(DIRECTIONS FOR THIS TASK):
Transcribe the entries exactly; images are not part of the copy.

(RECORDS SHOWN):

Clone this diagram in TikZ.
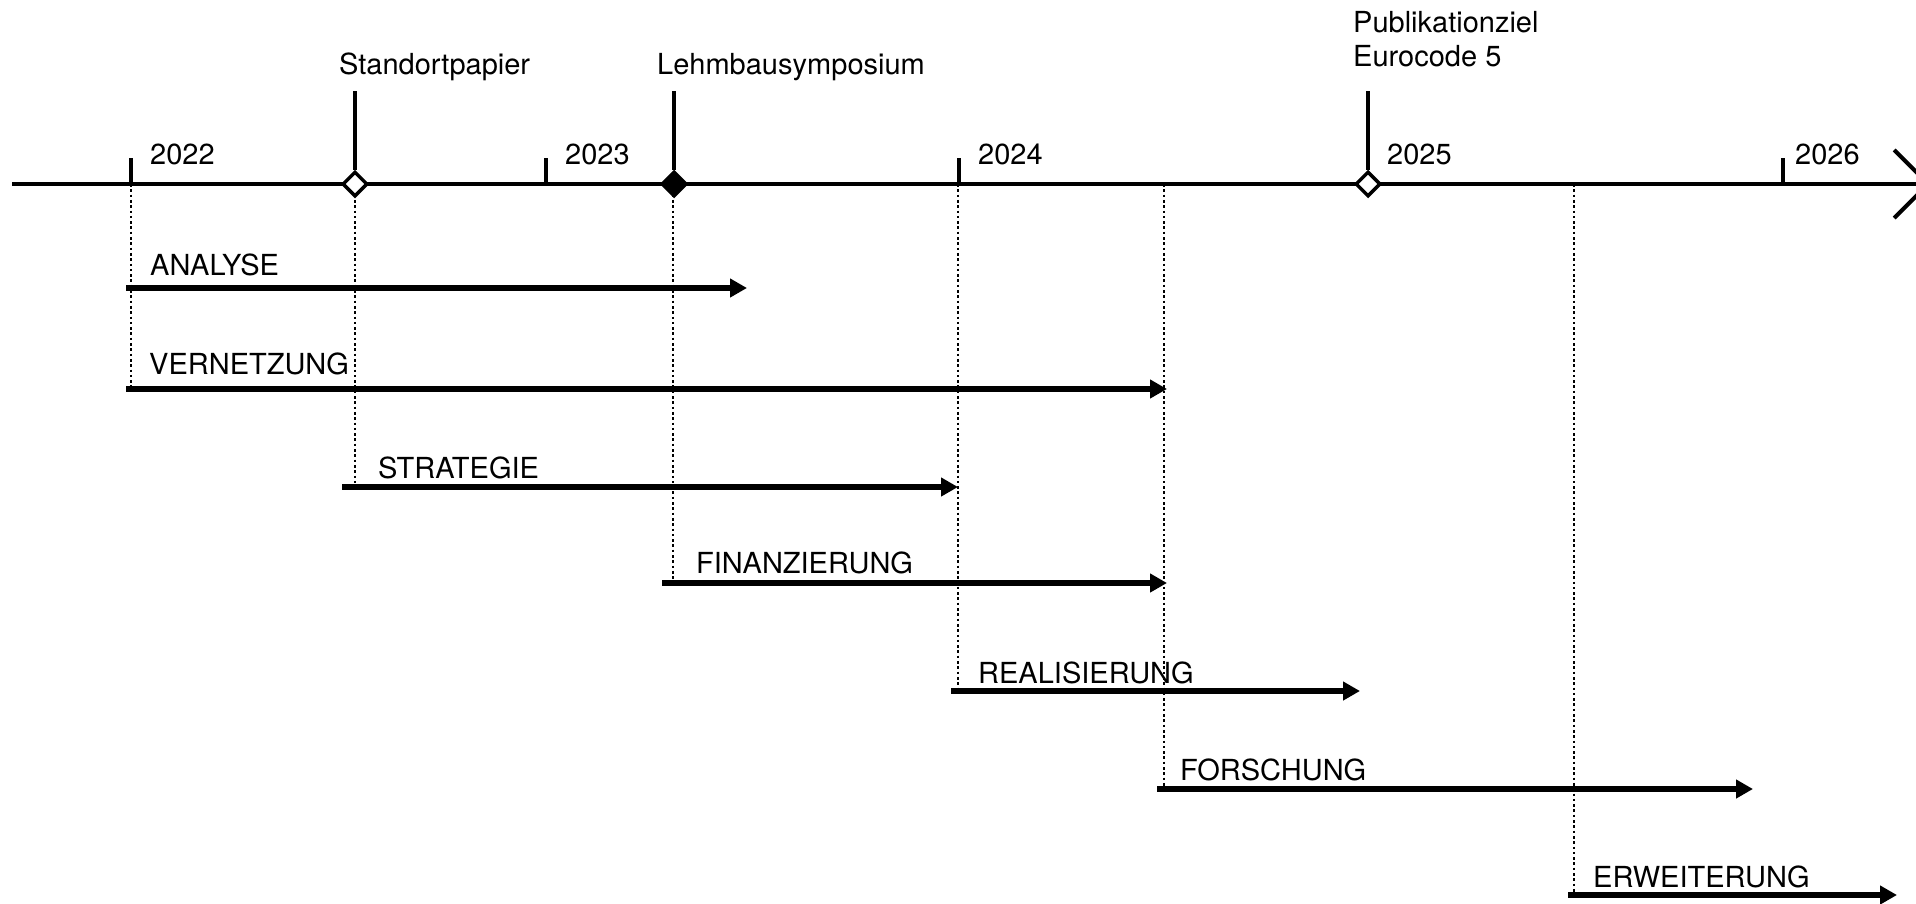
\documentclass[tikz,border=0pt]{standalone}
\usepackage{fontspec}
\setmainfont{TeX Gyre Heros}
\usetikzlibrary{arrows.meta, shapes.geometric, positioning}

\tikzset{
  lbl/.style={inner sep=0pt, anchor=base west, font=\fontsize{29}{34}\selectfont},
  yeartick/.style={line width=3.5pt},
  stem/.style={line width=3.5pt},
  milestone/.style={diamond, draw, line width=3.5pt, fill=white, minimum size=25pt, inner sep=0pt},
  guide/.style={line width=2.8pt, dash pattern=on 2.6pt off 2.7pt},
  phase/.style={line width=5.5pt, -{Triangle[length=17pt,width=18pt]}},
}

\begin{document}
\begin{tikzpicture}[x=1pt, y=-1pt]
        \useasboundingbox[fill=white] (0,0) rectangle (1916,903);
        \clip (0,0) rectangle (1916,903);

        % Zeitachse
        \coordinate (ax0) at (12,184);
        \coordinate (ax1) at (1931,184);
        \draw[line width=4pt, -{Straight Barb[length=34pt,width=68pt]}] (ax0) -- (ax1);

        \coordinate (t22) at (131,184);
        \coordinate (t23) at (546,184);
        \coordinate (t24) at (959,184);
        \coordinate (t26) at (1783,184);
        \draw[yeartick] (t22) -- ++(0,-26);
        \draw[yeartick] (t23) -- ++(0,-26);
        \draw[yeartick] (t24) -- ++(0,-26);
        \draw[yeartick] (t26) -- ++(0,-26);

        \node[lbl](j22) at (150,164){2022};
        \node[lbl](j23) at (565,164){2023};
        \node[lbl](j24) at (978,164){2024};
        \node[lbl](j25) at (1387,164){2025};
        \node[lbl](j26) at (1795,164){2026};

        % Phasen
        \coordinate (a0) at (126,288);  \coordinate (a1) at (747,288);
        \coordinate (v0) at (126,389);  \coordinate (v1) at (1167,389);
        \coordinate (s0) at (342,487);  \coordinate (s1) at (958,487);
        \coordinate (f0) at (662,583);  \coordinate (f1) at (1167,583);
        \coordinate (r0) at (951,691);  \coordinate (r1) at (1360,691);
        \coordinate (o0) at (1157,789); \coordinate (o1) at (1753,789);
        \coordinate (e0) at (1568,895); \coordinate (e1) at (1897,895);

        % Hilfslinien
        \coordinate (m24) at (1164,184);
        \coordinate (m25) at (1574,184);
        \draw[guide] (t22) -- (t22 |- v0);
        \draw[guide] (355,184) -- (355,487);
        \draw[guide] (673,184) -- (673,583);
        \draw[guide] (958,184) -- (958,691);
        \draw[guide] (m24) -- (m24 |- o0);
        \draw[guide] (m25) -- (m25 |- e0);

        % Meilensteine
        \node[milestone](std) at (355,184){};
        \node[milestone, fill=black](lehm) at (674,184){};
        \node[milestone](euro) at (1368,184){};
        \draw[stem] (std.north) -- ++(0,-79);
        \draw[stem] (lehm.north) -- ++(0,-79);
        \draw[stem] (euro.north) -- ++(0,-79);

        \node[lbl](stdl) at (339,74){Standortpapier};
        \node[lbl](lehml) at (657,74){Lehmbausymposium};
        \node[lbl, align=left](eurol) at (1353,66){Publikationziel\\Eurocode 5};

        \draw[phase] (a0) -- (a1);
        \draw[phase] (v0) -- (v1);
        \draw[phase] (s0) -- (s1);
        \draw[phase] (f0) -- (f1);
        \draw[phase] (r0) -- (r1);
        \draw[phase] (o0) -- (o1);
        \draw[phase] (e0) -- (e1);

        \node[lbl](al) at (150,275){ANALYSE};
        \node[lbl](vl) at (149,374){VERNETZUNG};
        \node[lbl](sl) at (378,478){STRATEGIE};
        \node[lbl](fl) at (696,573){FINANZIERUNG};
        \node[lbl](rl) at (978,683){REALISIERUNG};
        \node[lbl](ol) at (1180,780){FORSCHUNG};
        \node[lbl](el) at (1593,887){ERWEITERUNG};

    \end{tikzpicture}
\end{document}
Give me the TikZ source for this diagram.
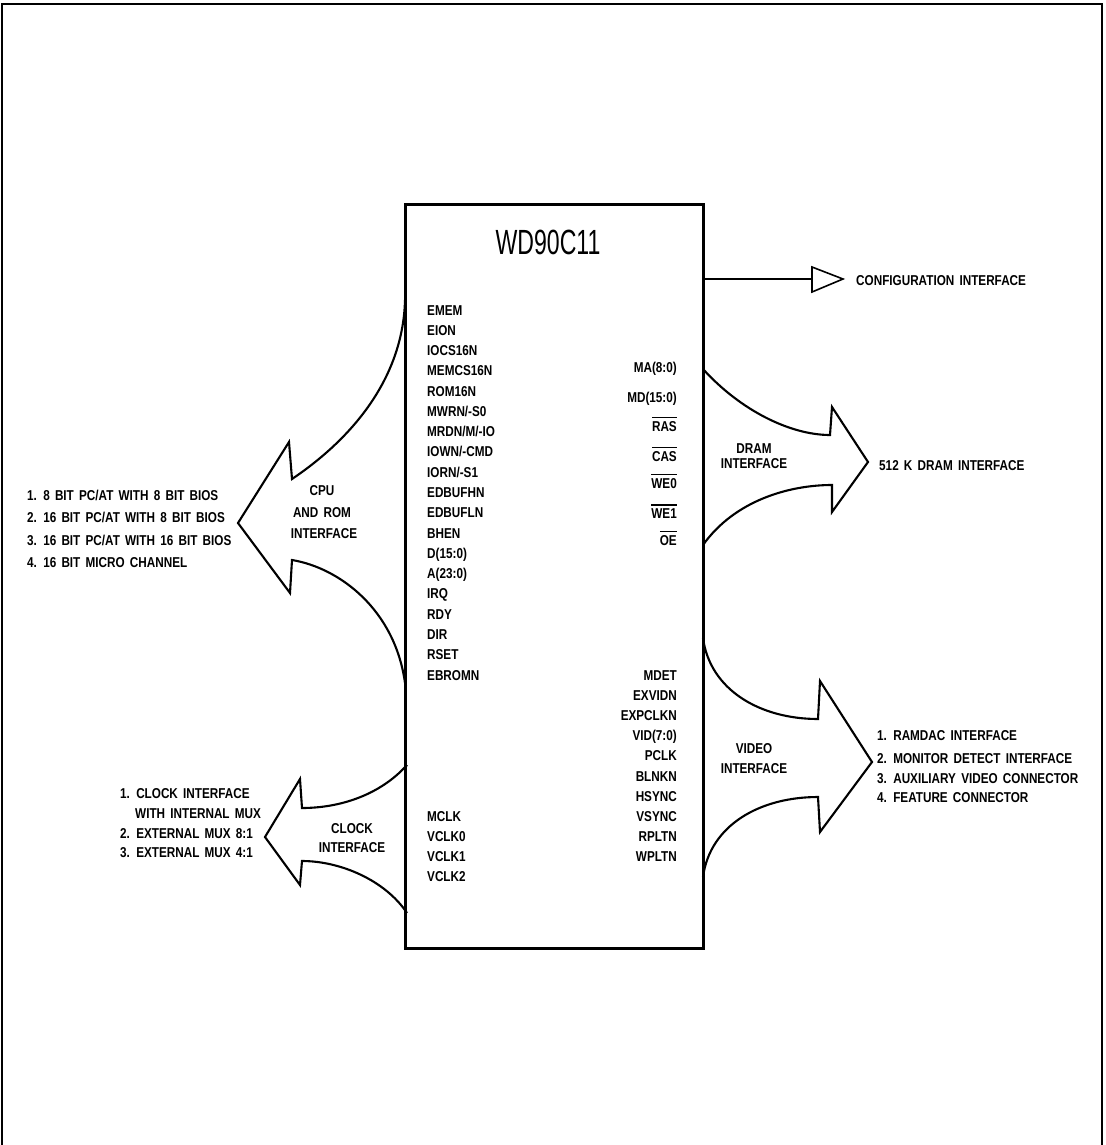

(ANSWER FOR THE TASK):
Clone this diagram in TikZ.
\documentclass[tikz,border=0pt]{standalone}
\usepackage{fontspec}
\setmainfont{TeX Gyre Heros}
\usetikzlibrary{arrows.meta, shapes.geometric, positioning}

\tikzset{
  lbl/.style={inner sep=0pt, anchor=base west, font=\fontsize{29}{34}\selectfont},
  yeartick/.style={line width=3.5pt},
  stem/.style={line width=3.5pt},
  milestone/.style={diamond, draw, line width=3.5pt, fill=white, minimum size=25pt, inner sep=0pt},
  guide/.style={line width=2.8pt, dash pattern=on 2.6pt off 2.7pt},
  phase/.style={line width=5.5pt, -{Triangle[length=17pt,width=18pt]}},
}

\begin{document}
\begin{tikzpicture}[x=1pt, y=-1pt]
        \useasboundingbox[fill=white] (0,0) rectangle (1916,903);
        \clip (0,0) rectangle (1916,903);

        % Zeitachse
        \coordinate (ax0) at (12,184);
        \coordinate (ax1) at (1931,184);
        \draw[line width=4pt, -{Straight Barb[length=34pt,width=68pt]}] (ax0) -- (ax1);

        \coordinate (t22) at (131,184);
        \coordinate (t23) at (546,184);
        \coordinate (t24) at (959,184);
        \coordinate (t26) at (1783,184);
        \draw[yeartick] (t22) -- ++(0,-26);
        \draw[yeartick] (t23) -- ++(0,-26);
        \draw[yeartick] (t24) -- ++(0,-26);
        \draw[yeartick] (t26) -- ++(0,-26);

        \node[lbl](j22) at (150,164){2022};
        \node[lbl](j23) at (565,164){2023};
        \node[lbl](j24) at (978,164){2024};
        \node[lbl](j25) at (1387,164){2025};
        \node[lbl](j26) at (1795,164){2026};

        % Phasen
        \coordinate (a0) at (126,288);  \coordinate (a1) at (747,288);
        \coordinate (v0) at (126,389);  \coordinate (v1) at (1167,389);
        \coordinate (s0) at (342,487);  \coordinate (s1) at (958,487);
        \coordinate (f0) at (662,583);  \coordinate (f1) at (1167,583);
        \coordinate (r0) at (951,691);  \coordinate (r1) at (1360,691);
        \coordinate (o0) at (1157,789); \coordinate (o1) at (1753,789);
        \coordinate (e0) at (1568,895); \coordinate (e1) at (1897,895);

        % Hilfslinien
        \coordinate (m24) at (1164,184);
        \coordinate (m25) at (1574,184);
        \draw[guide] (t22) -- (t22 |- v0);
        \draw[guide] (355,184) -- (355,487);
        \draw[guide] (673,184) -- (673,583);
        \draw[guide] (958,184) -- (958,691);
        \draw[guide] (m24) -- (m24 |- o0);
        \draw[guide] (m25) -- (m25 |- e0);

        % Meilensteine
        \node[milestone](std) at (355,184){};
        \node[milestone, fill=black](lehm) at (674,184){};
        \node[milestone](euro) at (1368,184){};
        \draw[stem] (std.north) -- ++(0,-79);
        \draw[stem] (lehm.north) -- ++(0,-79);
        \draw[stem] (euro.north) -- ++(0,-79);

        \node[lbl](stdl) at (339,74){Standortpapier};
        \node[lbl](lehml) at (657,74){Lehmbausymposium};
        \node[lbl, align=left](eurol) at (1353,66){Publikationziel\\Eurocode 5};

        \draw[phase] (a0) -- (a1);
        \draw[phase] (v0) -- (v1);
        \draw[phase] (s0) -- (s1);
        \draw[phase] (f0) -- (f1);
        \draw[phase] (r0) -- (r1);
        \draw[phase] (o0) -- (o1);
        \draw[phase] (e0) -- (e1);

        \node[lbl](al) at (150,275){ANALYSE};
        \node[lbl](vl) at (149,374){VERNETZUNG};
        \node[lbl](sl) at (378,478){STRATEGIE};
        \node[lbl](fl) at (696,573){FINANZIERUNG};
        \node[lbl](rl) at (978,683){REALISIERUNG};
        \node[lbl](ol) at (1180,780){FORSCHUNG};
        \node[lbl](el) at (1593,887){ERWEITERUNG};

    \end{tikzpicture}
\end{document}
Give me the TikZ source for this diagram.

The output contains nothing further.